Let me add a little more from St Cyril...
Certainly the Evangelist, seeing the tearless Nature weeping, is astonished, although the suffering was peculiar to the flesh, and not suitable to the Godhead. And the Lord weeps, seeing the man made in His own image marred by corruption, that He may put an end to our tears. For for this cause He also died, even that we may be delivered from death. And He weeps a little, and straightway checks His tears; lest He might seem to be at all cruel and inhuman, and at the same time instructing us not to give way overmuch in grief for the dead. For it is one thing to be influenced by sympathy, and another to be effeminate and unmanly. For this cause therefore He permitted His own flesh to weep a little, although it was in its nature tearless and incapable of any grief, so far as regards its own nature.
Be not therefore offended, considering perchance within thyself, How can God increase? or how can He Who gives grace to angels and to men receive fresh wisdom? Rather reflect upon the great skill wherewith we are initiated into His mystery. For the wise Evangelist did not introduce the Word in His abstract and incorporeal nature, and so say of Him that He increased in stature and wisdom and grace, but after having shewn that He was born in the flesh of a woman, and took our likeness, he then assigns to Him these human attributes, and calls Him a child, and says that He waxed in stature, as His body grow little by little, in obedience to corporeal laws.

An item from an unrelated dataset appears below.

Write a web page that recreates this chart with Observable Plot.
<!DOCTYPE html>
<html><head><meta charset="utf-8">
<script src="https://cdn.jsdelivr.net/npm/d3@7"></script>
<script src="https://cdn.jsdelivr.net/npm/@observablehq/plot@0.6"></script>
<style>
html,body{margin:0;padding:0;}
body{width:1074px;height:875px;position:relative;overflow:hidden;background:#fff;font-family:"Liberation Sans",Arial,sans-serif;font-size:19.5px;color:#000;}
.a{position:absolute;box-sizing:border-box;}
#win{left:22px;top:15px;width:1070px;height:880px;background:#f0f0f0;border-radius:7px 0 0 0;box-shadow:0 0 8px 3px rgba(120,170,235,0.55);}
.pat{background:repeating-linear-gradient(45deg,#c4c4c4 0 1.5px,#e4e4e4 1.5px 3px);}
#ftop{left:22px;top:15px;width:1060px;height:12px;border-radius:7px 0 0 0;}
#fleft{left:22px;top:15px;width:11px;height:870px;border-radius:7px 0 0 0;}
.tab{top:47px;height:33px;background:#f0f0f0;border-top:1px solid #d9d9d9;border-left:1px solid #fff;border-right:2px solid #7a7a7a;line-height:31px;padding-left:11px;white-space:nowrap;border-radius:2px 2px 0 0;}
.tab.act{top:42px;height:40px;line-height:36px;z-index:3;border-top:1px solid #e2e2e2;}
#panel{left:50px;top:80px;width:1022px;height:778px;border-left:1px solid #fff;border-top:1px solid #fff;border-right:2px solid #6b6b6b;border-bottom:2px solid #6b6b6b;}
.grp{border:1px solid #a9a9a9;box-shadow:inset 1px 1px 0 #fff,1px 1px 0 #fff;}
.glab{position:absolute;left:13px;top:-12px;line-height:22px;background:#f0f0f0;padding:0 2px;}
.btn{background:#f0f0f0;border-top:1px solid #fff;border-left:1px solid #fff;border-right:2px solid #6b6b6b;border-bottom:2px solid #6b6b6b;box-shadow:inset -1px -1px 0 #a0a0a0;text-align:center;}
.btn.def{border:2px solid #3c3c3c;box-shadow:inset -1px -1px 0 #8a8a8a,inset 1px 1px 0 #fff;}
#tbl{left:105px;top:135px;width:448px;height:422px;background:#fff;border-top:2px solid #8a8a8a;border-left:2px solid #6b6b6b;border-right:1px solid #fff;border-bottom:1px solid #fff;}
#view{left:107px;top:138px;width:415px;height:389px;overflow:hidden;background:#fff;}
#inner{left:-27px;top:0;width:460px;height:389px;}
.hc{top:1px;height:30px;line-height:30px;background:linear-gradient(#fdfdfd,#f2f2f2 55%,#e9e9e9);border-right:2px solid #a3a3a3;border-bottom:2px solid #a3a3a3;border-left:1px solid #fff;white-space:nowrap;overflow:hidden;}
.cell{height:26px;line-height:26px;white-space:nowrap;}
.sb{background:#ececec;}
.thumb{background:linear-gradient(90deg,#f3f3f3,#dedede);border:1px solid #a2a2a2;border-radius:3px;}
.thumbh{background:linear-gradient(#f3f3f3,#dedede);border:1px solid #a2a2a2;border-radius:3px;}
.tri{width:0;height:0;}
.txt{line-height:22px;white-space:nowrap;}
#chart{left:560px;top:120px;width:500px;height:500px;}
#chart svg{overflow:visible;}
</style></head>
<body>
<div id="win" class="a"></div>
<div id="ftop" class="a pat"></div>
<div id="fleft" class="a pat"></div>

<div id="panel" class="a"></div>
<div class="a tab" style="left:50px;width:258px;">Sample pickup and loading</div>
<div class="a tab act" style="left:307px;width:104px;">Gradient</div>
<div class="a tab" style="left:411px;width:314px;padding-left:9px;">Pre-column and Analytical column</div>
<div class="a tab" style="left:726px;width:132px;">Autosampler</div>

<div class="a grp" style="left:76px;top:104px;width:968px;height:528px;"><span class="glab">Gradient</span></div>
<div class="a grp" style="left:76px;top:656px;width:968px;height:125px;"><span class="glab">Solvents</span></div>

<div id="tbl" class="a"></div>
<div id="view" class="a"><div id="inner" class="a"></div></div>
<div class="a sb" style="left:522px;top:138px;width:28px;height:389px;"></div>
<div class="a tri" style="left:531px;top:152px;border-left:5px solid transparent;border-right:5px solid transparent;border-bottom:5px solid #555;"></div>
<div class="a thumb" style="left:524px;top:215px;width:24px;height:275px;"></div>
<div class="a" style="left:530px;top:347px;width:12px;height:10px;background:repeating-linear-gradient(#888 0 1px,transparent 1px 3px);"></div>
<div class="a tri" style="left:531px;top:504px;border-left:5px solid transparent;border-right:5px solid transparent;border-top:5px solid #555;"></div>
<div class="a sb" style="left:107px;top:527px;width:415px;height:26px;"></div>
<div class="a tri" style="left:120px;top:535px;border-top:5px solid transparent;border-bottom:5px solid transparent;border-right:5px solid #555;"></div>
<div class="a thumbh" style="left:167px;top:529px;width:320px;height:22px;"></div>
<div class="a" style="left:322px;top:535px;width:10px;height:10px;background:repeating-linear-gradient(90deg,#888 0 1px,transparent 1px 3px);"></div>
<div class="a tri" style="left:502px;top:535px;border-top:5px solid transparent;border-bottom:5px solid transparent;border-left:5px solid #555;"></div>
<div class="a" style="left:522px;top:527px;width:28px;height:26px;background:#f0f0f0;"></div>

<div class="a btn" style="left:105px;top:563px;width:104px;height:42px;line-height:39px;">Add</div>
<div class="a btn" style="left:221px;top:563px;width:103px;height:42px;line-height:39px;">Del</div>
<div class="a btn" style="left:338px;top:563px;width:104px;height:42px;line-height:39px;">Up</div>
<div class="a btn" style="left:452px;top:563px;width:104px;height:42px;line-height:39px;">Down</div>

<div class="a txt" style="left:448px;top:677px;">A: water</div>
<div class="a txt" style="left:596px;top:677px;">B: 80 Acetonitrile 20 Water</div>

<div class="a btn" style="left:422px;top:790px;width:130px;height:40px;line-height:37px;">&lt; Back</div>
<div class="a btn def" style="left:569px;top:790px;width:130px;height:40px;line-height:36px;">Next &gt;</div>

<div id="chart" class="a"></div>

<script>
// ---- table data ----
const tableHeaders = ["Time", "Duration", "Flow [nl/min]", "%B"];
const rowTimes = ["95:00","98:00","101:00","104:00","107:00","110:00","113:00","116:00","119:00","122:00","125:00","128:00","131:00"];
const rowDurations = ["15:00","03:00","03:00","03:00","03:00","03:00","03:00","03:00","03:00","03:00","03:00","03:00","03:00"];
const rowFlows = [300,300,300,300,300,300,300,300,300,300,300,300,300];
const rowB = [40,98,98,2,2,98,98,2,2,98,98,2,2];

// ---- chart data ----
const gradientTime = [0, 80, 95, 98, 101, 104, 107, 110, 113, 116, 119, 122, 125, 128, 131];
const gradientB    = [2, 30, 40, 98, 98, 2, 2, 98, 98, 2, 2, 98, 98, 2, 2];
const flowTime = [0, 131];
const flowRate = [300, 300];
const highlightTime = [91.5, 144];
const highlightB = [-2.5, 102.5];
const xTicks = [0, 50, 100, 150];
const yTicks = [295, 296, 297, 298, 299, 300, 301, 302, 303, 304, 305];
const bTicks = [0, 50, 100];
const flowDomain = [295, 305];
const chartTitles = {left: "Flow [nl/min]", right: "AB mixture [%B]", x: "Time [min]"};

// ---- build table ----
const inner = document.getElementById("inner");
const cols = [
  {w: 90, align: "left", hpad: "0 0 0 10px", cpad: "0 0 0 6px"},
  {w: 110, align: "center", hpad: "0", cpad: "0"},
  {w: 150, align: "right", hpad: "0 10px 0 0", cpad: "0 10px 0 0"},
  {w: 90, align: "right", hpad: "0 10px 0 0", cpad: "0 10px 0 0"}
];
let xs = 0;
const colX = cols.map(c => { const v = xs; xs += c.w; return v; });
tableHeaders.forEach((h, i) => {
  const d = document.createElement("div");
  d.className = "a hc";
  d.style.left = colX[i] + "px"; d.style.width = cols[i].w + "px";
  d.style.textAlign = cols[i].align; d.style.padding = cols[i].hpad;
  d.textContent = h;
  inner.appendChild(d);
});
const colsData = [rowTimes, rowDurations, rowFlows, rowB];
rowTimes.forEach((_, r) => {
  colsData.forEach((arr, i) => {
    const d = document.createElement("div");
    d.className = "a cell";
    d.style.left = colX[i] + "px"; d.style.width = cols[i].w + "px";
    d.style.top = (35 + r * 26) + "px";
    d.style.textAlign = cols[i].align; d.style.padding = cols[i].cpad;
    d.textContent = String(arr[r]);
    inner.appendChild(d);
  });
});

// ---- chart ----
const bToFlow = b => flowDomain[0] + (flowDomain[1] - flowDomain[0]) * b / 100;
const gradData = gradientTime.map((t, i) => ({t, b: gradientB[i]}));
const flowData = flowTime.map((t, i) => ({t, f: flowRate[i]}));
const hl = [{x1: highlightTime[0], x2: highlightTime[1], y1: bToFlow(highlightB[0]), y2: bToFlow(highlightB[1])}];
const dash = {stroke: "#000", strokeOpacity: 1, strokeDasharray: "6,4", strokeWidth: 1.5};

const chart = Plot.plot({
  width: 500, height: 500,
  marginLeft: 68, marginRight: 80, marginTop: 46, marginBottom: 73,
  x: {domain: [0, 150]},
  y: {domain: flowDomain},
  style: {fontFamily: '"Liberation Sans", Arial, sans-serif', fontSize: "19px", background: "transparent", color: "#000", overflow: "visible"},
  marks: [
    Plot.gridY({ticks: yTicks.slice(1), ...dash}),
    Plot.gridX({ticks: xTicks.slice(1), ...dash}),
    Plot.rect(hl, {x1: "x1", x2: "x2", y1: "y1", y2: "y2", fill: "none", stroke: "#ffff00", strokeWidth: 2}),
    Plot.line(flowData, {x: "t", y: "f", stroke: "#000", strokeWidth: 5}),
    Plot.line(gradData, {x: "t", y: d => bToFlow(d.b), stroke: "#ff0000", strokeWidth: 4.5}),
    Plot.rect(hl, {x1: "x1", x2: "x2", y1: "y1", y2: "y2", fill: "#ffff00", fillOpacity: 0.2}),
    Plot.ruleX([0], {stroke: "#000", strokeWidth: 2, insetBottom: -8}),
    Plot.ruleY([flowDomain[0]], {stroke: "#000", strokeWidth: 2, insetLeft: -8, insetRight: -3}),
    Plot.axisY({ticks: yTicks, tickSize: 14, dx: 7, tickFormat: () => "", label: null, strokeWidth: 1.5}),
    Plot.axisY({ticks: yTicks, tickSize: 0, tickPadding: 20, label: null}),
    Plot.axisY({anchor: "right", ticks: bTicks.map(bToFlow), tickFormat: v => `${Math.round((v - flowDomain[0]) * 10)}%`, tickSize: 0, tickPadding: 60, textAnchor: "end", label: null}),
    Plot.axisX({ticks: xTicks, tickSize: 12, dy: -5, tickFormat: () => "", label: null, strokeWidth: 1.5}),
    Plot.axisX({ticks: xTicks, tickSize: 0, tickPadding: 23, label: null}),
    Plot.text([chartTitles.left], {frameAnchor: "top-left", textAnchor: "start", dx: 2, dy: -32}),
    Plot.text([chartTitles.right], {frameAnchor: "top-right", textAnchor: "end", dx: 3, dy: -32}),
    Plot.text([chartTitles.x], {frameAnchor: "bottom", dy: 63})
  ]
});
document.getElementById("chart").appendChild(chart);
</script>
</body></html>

And so He is said also to have increased in wisdom, not as receiving fresh supplies of wisdom,----for God is perceived by the understanding to be entirely perfect in all things, and altogether incapable of being destitute of any attribute suitable to the Godhead:----but because God the Word gradually manifested His wisdom proportionably to the age which the body had attained.
The body then advances in stature, and the soul in wisdom: for the divine nature is capable of increase in neither one nor the other; seeing that the Word of God is all perfect. And with good reason he connected the increase of wisdom with the growth of the bodily stature, because the divine nature revealed its own wisdom in proportion to the measure of the bodily growth.

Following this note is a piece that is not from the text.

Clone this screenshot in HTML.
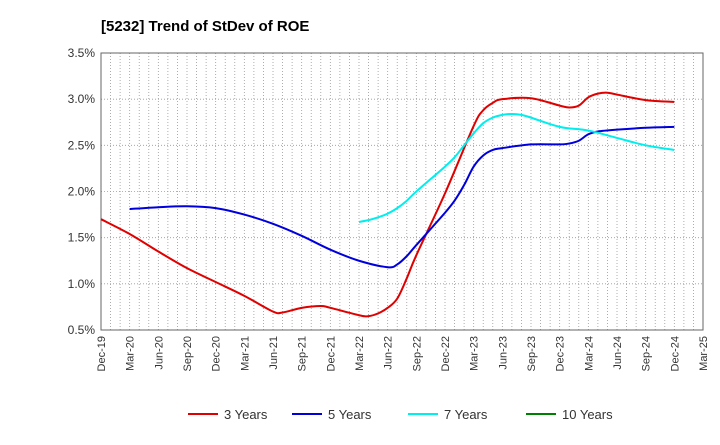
<!DOCTYPE html>
<html><head><meta charset="utf-8"><style>
body{margin:0;background:#fff;font-family:"Liberation Sans",sans-serif}
svg text{font-family:"Liberation Sans",sans-serif}
</style></head><body>
<svg width="720" height="440" viewBox="0 0 720 440">
<text x="101" y="31" font-size="15" font-weight="bold" fill="#000">[5232]  Trend of StDev of ROE</text>
<g id="grid"></g><g id="axes"></g><g id="series"></g><g id="legend"></g>
</svg>
<script>
const xLabels=["Dec-19","Mar-20","Jun-20","Sep-20","Dec-20","Mar-21","Jun-21","Sep-21","Dec-21","Mar-22","Jun-22","Sep-22","Dec-22","Mar-23","Jun-23","Sep-23","Dec-23","Mar-24","Jun-24","Sep-24","Dec-24","Mar-25"];
const yTicks=[0.5,1.0,1.5,2.0,2.5,3.0,3.5];
// month index from Dec-19
const m3=[0,3,6,9,12,15,18,19,21,23,24,27,28,29,30,31,32,33,36,39,40,41,42,45,48,49,50,51,52,53,54,57,60];
const v3=[1.70,1.54,1.35,1.17,1.02,0.87,0.70,0.69,0.74,0.76,0.74,0.66,0.65,0.68,0.74,0.84,1.06,1.31,1.98,2.71,2.88,2.96,3.00,3.01,2.93,2.91,2.93,3.02,3.06,3.07,3.05,2.99,2.97];
const m5=[3,6,9,12,15,18,21,24,27,30,31,32,33,36,37,38,39,40,41,42,45,48,49,50,51,52,54,57,60];
const v5=[1.81,1.83,1.84,1.82,1.75,1.65,1.52,1.37,1.25,1.18,1.21,1.30,1.42,1.77,1.90,2.07,2.27,2.39,2.45,2.47,2.51,2.51,2.52,2.55,2.62,2.65,2.67,2.69,2.70];
const m7=[27,28,29,30,31,32,33,36,37,38,39,40,41,42,43,44,45,48,51,54,57,60];
const v7=[1.67,1.69,1.72,1.76,1.82,1.90,2.00,2.27,2.37,2.50,2.63,2.74,2.80,2.83,2.84,2.83,2.80,2.70,2.66,2.58,2.50,2.45];
const X0=101,X1=703,Y0=330,Y1=53;
const xs=m=>X0+(X1-X0)*m/63;
const ys=v=>Y0-(v-0.5)/3*(Y0-Y1);
const NS="http://www.w3.org/2000/svg";
function mk(t,a,p){const e=document.createElementNS(NS,t);for(const k in a)e.setAttribute(k,a[k]);p.appendChild(e);return e;}
const grid=document.getElementById('grid'),axes=document.getElementById('axes'),ser=document.getElementById('series'),leg=document.getElementById('legend');
for(let m=1;m<63;m++){const l=mk('line',{x1:xs(m),x2:xs(m),y1:Y1,y2:Y0,stroke:'#999','stroke-width':0.8,'stroke-dasharray':'1,2'},grid);

}
yTicks.forEach(v=>{const l=mk('line',{x1:X0,x2:X1,y1:ys(v),y2:ys(v),stroke:'#999','stroke-width':0.8,'stroke-dasharray':'1,2'},grid);


const t=mk('text',{x:X0-6,y:ys(v)+4,'font-size':12,'text-anchor':'end',fill:'#333'},axes);t.textContent=v.toFixed(1)+'%';

});
const fr=mk('rect',{x:X0,y:Y1,width:X1-X0,height:Y0-Y1,fill:'none',stroke:'#666','stroke-width':1},axes);


xLabels.forEach((s,i)=>{const x=xs(i*3);const t=mk('text',{x:x+4,y:Y0+6,'font-size':11,'text-anchor':'end',fill:'#333',transform:`rotate(-90 ${x+4} ${Y0+6})`},axes);t.textContent=s;

});
function path(ms,vs){const p=ms.map((m,i)=>[xs(m),ys(vs[i])]);let d=`M${p[0][0]},${p[0][1]}`;
for(let i=0;i<p.length-1;i++){const a=p[i-1]||p[i],b=p[i],c=p[i+1],e=p[i+2]||c;
d+=` C${b[0]+(c[0]-a[0])/6},${b[1]+(c[1]-a[1])/6} ${c[0]-(e[0]-b[0])/6},${c[1]-(e[1]-b[1])/6} ${c[0]},${c[1]}`;}return d;}
[[m3,v3,'#e00000','series-3-years'],[m5,v5,'#0000dd','series-5-years'],[m7,v7,'#00eeee','series-7-years']].forEach(s=>{
const p=mk('path',{d:path(s[0],s[1]),fill:'none',stroke:s[2],'stroke-width':2},ser);

});
[[188,'#e00000','3 Years'],[292,'#0000dd','5 Years'],[408,'#00eeee','7 Years'],[526,'#008000','10 Years']].forEach(l=>{
const g=mk('g',{},leg);


mk('line',{x1:l[0],x2:l[0]+30,y1:414,y2:414,stroke:l[1],'stroke-width':2},g);
const t=mk('text',{x:l[0]+36,y:419,'font-size':13,fill:'#333'},g);t.textContent=l[2];});
</script>
</body></html>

This latter shows where we might all be in agreement. St Cyril shows that Christ has in Himself ALL the Wisdom of God, and does not grow in this Wisdom, rather He chooses to manifest it appropriately. It is not something that is being learned or gained or added to, but it is being manifested more and more clearly.
He also speaks of the teaching by Christ in the temple as a youth..
Here then first He makes more open mention of Him Who is truly His Father, and lays bare His own divinity: for when the holy Virgin said, Child, why hast Thou so done unto us? then at once shewing Himself to transcend the measure of human things, and teaching her that she had been made the handmaid of the dispensation in giving birth to the flesh, but that He by nature and in truth was God, and the Son of the Father That is in heaven, He says, Did ye not know that I must be at My Father's?
This also illustrates that there is a manifestation of His divine wisdom and not an increase in it. Here he is as a twelve year old revealing that he knows he is God. St Cyril again speaks of God the Word being able to 'transcend the measure of human things'.
But IT IS A MANIFESTATION OF THE DIVINE WISDOM and not acquired human knowledge.